Sin embargo, la realidad del separatismo castellano –como la del portugués– del reino de León no es en ambos casos mucho menos popular y extendida que la del separatismo de los revoltosos e inquietos nobles gallegos de la Alta Edad Media. La política gallega frente al reino leonés parte de aceptar la idea de unidad representada por el Imperio, si bien tratando los nobles gallegos de retener el gobierno y la dirección política de la Monarquía. Castilla, en cambio, piensa en la unidad «desde fuera», por así decirlo: partiendo de una previa independencia castellana para después dominar a las otras regiones. La meta gallega, como también la leonesa, sería la restauración de la Hispania anterior a la dominación árabe –al menos en cuanto a sus límites territoriales– mientras el objeto de la nobleza castellana es llegar a una Castilla superior al resto. Pero en la táctica leonesa, como en la gallega, como en la castellana, existe un denominador común, un objetivo inmediato que todos persiguen: conseguir el poder hegemónico. Lo que varía son los resultados para alcanzar ese objetivo. En el caso de la política leonesa no son contrarios a la unidad del reino astur-galaico-leonés, mientras la política castellana culmina con la ruptura de tal unidad.
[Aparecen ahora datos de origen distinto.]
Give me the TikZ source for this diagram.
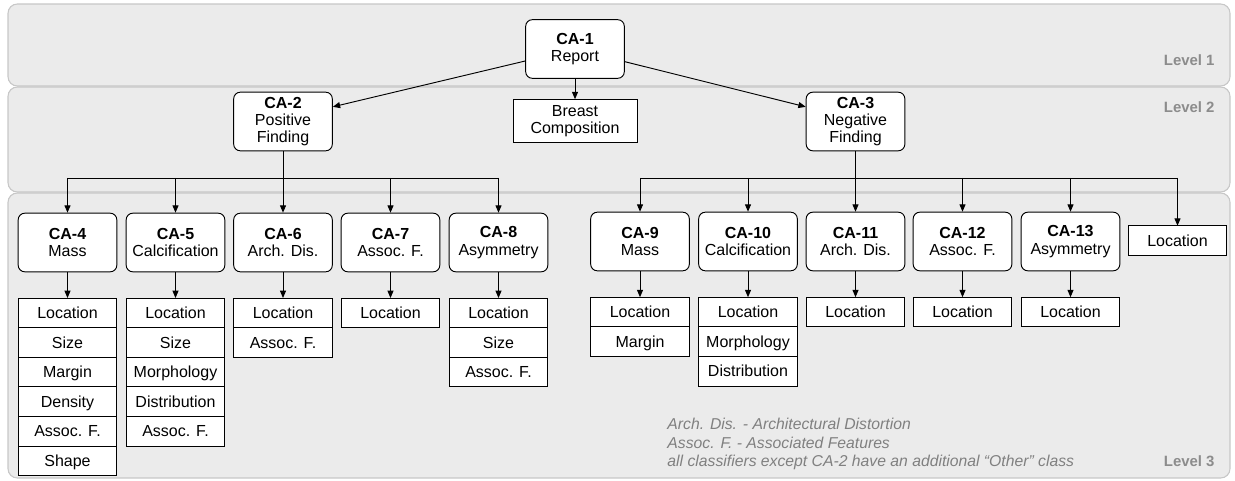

Puestos a confrontar las revueltas gallegas y castellanas que se dieron frente a los monarcas leoneses, mientras en Galicia, repartida en condados y señoríos, la rebelión de un conde no implicaba la rebelión de todos los demás, una rebelión del conde único de Castilla, o de Portugal, alcanzaría la rebelión de todo su territorio administrativo y posterior independencia.

Siete razones se han dado para justificar el separatismo castellano.

1ª) La existencia de «diferencias lingüísticas». A los castellanos les molestaban las burlas que su modo de hablar provocaba entre los funcionarios de la corte leonesa.

2ª) Los reyes de León aspiran a «restaurar el Estado gótico». Tal deseo lleva a Castilla el anhelo de librarse del reino leonés y de su sumisión.

3ª) Los castellanos consideran vejatorio tener que «acudir a León» a resolver sus pleitos.

4ª) Desde los comienzos del reino leonés, es el territorio castellano el que sufre con más frecuencia los «ataques musulmanes», mientras la corte leonesa se mantiene indiferente. Por tal razón, los condes castellanos se acostumbran a actuar por sí mismos.

5ª) Derivada de la anterior, hay una «superior combatividad castellana», convirtiéndose en uno de los tópicos en que se asienta la mitificación de Castilla.

6ª) La restauración del antiguo imperio hispano-godo se va tornando anacrónico con el paso del tiempo. Frente a este caduco ideal, Castilla aporta una «idea más moderna» de Estado.

7ª) El separatismo castellano se explica por el hecho de que la «repoblación» de Castilla se hace, sobre todo, con gentes que proceden de Cantabria y Vascongadas, tierras siempre insumisas y rebeldes a cualquier autoridad.

Por todo ello, mi amigo Gavilaso de León dejó escrito: «León perdió dos costillas de su espinazo dorsal: al Este lo fue Castilla y al Oeste, Portugal». Pero Castilla tendría también su epitafio salido de la magistral pluma de Antonio Machado: «Castilla miserable, ayer dominadora, envuelta en sus harapos, desprecia cuanto ignora».